I want to move on to WPF applications and convert my win-form apps(into WPF)
At the moment there is too much to learn about WPF in order to get nice application...
I found Prism : http://msdn.microsoft.com/en-us/library/gg406140.aspx
And I believe that this can be a shortcut that will allow me to get the cool abilities of WPF by simply adding my business logic.
Will it be possible to remove the Prism and build my own UI after I'll get more experienced with WPF?
Thanks.
No, Prism is a big layer that sits on top of WPF (or Silverlight). It will not make learning WPF any easier or remove the need to learn how WPF works. Prism is a very powerful abstraction layer that can accelerate the creation/maintenance of large enterprise applications - but it has a steep learning curve beyond the learning curve of WPF. If you are just building a simple application, build it in straight WPF. The things you learn doing that will help you later build things with Prism. To really be effective with Prism, you need to be comfortable with a lot of the more complex aspects of WPF development such as bindings, XAML, and the MVVM design pattern. Start by learning those things in isolation on a small project and then you have a better shot at using Prism effectively on a larger future project.

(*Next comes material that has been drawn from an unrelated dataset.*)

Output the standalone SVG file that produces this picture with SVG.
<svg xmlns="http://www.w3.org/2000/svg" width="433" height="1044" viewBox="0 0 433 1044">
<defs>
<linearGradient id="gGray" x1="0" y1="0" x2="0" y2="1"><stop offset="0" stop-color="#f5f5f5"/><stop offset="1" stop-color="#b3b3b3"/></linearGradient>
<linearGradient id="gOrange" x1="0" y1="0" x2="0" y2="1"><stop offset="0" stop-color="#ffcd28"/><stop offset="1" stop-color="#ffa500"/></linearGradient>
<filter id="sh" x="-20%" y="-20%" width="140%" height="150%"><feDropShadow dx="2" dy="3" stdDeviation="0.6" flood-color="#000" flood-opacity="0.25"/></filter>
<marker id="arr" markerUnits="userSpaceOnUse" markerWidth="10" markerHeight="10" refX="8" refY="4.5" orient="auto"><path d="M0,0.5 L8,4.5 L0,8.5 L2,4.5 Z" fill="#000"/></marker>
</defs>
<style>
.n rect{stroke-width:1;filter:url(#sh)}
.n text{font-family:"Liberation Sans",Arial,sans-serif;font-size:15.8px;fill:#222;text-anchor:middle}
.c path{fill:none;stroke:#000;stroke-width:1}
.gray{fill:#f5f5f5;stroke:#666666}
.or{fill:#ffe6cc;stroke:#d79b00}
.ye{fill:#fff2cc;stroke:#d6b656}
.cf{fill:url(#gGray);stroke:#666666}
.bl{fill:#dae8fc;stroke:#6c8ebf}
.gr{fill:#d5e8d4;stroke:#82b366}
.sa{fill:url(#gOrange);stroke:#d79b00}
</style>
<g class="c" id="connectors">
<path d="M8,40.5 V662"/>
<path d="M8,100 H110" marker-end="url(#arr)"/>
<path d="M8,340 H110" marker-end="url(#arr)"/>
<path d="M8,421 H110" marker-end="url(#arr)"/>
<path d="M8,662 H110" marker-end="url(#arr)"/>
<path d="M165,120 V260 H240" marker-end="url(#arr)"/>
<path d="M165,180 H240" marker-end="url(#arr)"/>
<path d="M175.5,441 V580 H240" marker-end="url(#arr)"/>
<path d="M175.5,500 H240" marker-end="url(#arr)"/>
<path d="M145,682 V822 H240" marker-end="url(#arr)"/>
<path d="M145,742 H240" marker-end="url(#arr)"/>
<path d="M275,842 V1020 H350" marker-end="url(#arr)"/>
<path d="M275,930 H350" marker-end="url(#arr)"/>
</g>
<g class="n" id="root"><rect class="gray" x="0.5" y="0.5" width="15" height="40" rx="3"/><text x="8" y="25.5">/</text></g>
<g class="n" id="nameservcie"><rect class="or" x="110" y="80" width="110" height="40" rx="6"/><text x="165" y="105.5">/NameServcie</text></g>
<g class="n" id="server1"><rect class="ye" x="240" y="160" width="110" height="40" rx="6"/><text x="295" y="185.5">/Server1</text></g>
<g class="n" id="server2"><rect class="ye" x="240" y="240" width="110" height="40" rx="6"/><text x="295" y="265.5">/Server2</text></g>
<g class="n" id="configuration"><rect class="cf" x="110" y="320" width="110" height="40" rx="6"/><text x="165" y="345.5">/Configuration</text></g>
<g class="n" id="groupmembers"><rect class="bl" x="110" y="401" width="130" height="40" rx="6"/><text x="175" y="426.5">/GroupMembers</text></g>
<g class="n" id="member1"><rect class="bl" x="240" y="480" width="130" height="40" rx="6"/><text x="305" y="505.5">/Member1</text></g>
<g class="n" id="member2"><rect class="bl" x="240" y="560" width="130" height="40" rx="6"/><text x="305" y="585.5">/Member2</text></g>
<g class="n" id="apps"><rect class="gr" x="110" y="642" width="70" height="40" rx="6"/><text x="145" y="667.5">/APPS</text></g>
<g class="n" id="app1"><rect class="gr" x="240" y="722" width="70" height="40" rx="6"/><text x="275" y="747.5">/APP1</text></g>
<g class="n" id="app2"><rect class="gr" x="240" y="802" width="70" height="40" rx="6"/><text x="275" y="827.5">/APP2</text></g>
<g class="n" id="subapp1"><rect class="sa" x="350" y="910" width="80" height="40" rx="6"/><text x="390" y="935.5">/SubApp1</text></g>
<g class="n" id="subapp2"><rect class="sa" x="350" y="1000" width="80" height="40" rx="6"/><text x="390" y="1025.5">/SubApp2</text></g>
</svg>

The answer which has been provided by Robert Levy is perfect, I would add something that when you move from Windows Forms to WPF try to avoid using same patterns which you can use in Windows Forms. Try to learn how tasks could be accomplished using WPF before starting implementation.

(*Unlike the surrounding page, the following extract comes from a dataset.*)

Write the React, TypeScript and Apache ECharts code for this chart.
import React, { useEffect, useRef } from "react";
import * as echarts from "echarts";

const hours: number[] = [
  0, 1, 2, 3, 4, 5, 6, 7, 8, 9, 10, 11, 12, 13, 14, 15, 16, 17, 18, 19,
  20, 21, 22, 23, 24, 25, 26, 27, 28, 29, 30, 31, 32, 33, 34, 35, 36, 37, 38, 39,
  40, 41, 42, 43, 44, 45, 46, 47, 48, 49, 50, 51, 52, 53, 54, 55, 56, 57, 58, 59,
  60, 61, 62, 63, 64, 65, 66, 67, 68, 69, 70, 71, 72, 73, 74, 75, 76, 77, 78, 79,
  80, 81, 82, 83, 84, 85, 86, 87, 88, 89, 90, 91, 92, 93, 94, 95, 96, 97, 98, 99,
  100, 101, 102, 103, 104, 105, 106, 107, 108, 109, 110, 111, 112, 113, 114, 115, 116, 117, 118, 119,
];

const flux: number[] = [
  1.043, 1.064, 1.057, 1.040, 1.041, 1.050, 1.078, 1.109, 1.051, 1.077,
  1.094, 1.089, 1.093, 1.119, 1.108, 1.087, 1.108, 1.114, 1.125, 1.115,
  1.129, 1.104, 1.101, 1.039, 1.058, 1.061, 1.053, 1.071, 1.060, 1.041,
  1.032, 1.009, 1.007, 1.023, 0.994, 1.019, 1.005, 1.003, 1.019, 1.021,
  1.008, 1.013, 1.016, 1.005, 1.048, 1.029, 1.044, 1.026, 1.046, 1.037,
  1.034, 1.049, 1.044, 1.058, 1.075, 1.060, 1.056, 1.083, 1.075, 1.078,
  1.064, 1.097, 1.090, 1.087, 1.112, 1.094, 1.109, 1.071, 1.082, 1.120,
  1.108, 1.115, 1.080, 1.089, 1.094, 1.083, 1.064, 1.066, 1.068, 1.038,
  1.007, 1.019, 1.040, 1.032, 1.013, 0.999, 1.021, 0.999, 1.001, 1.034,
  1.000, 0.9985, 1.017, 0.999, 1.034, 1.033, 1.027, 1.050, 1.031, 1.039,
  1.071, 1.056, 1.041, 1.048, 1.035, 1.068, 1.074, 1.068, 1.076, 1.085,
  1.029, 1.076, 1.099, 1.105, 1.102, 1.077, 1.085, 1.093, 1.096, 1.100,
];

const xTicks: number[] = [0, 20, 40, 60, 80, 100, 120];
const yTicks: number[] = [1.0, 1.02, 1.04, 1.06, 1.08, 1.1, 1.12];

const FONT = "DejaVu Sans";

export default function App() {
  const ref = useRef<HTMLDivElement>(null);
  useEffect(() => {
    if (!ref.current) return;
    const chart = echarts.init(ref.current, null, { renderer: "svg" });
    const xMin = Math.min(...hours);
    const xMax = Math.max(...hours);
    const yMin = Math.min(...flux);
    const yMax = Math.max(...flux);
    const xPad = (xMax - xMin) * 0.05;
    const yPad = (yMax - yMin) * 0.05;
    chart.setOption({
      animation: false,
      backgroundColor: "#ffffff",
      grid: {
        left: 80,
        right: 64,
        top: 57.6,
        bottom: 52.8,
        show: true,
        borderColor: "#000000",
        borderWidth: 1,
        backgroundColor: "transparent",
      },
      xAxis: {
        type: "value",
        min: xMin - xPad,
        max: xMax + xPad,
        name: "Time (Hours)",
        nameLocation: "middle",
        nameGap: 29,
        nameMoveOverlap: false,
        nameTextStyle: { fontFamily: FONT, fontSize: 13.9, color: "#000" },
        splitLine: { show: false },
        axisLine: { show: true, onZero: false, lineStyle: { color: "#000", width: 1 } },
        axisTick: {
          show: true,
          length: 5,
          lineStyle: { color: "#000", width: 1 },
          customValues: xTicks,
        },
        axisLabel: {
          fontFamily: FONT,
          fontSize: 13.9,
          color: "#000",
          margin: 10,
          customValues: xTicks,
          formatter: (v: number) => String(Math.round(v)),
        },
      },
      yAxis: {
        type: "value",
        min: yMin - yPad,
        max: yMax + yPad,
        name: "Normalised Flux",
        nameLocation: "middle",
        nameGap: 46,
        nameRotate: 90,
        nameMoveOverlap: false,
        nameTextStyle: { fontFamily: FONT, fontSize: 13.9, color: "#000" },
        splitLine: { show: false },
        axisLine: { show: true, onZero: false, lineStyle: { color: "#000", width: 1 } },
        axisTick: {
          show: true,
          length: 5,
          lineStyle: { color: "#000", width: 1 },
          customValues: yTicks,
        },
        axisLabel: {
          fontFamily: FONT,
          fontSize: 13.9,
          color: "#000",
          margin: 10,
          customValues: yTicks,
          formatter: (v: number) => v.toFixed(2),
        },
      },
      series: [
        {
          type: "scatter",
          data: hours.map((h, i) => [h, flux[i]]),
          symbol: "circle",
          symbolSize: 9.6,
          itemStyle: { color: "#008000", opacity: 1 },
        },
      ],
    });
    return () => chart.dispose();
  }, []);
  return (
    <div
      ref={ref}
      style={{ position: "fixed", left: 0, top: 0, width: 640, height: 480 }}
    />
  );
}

You can find here very good resource to learn MVVM pattern.
As other answers have suggested, Prism won't shortcut WPF learning. Prism is more about partitioning applications into modules, and developing each module independently.
Here are my suggestions:
Don't try to learn all of WPF. You can write great line-of-business apps with relatively little WPF.

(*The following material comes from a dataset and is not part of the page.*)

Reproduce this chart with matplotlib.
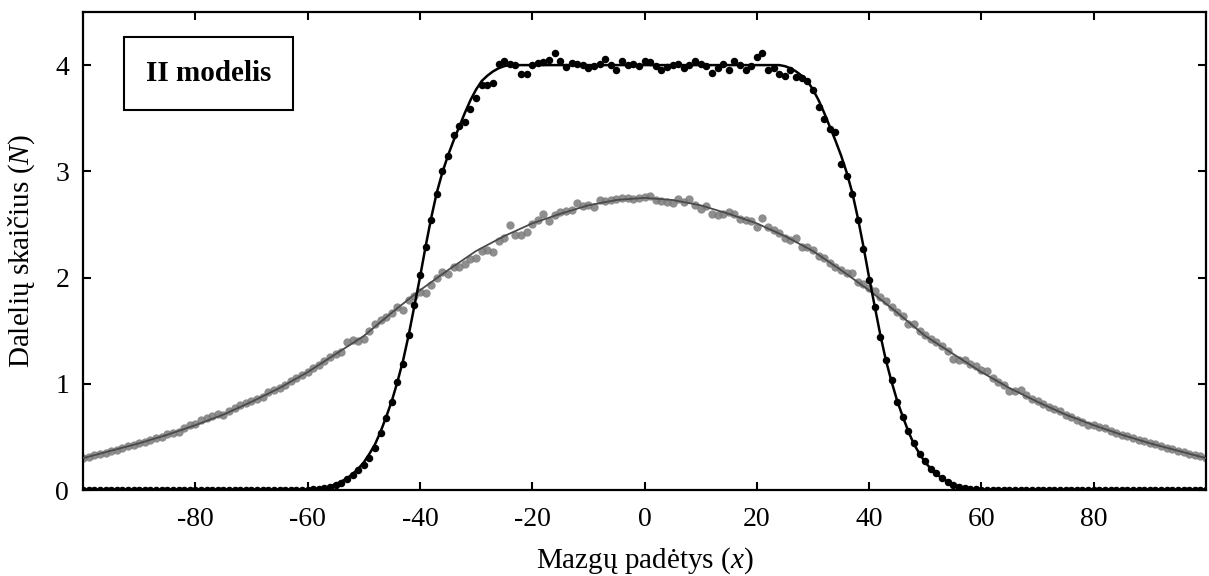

Learn the MVVM pattern. MVVM is widely used to separate UI concerns from the back-end concerns of an app.
Learn Prism. It's useful for all but trivial apps. It does a good job reducing the complexity of WPF applications, and it reduces coupling between the parts of an app. Once you get the hang of it, it really does make apps easier to maintain and develop.
There are articles on CodeProject (including mine) and elsewhere to get you started on all of these topics.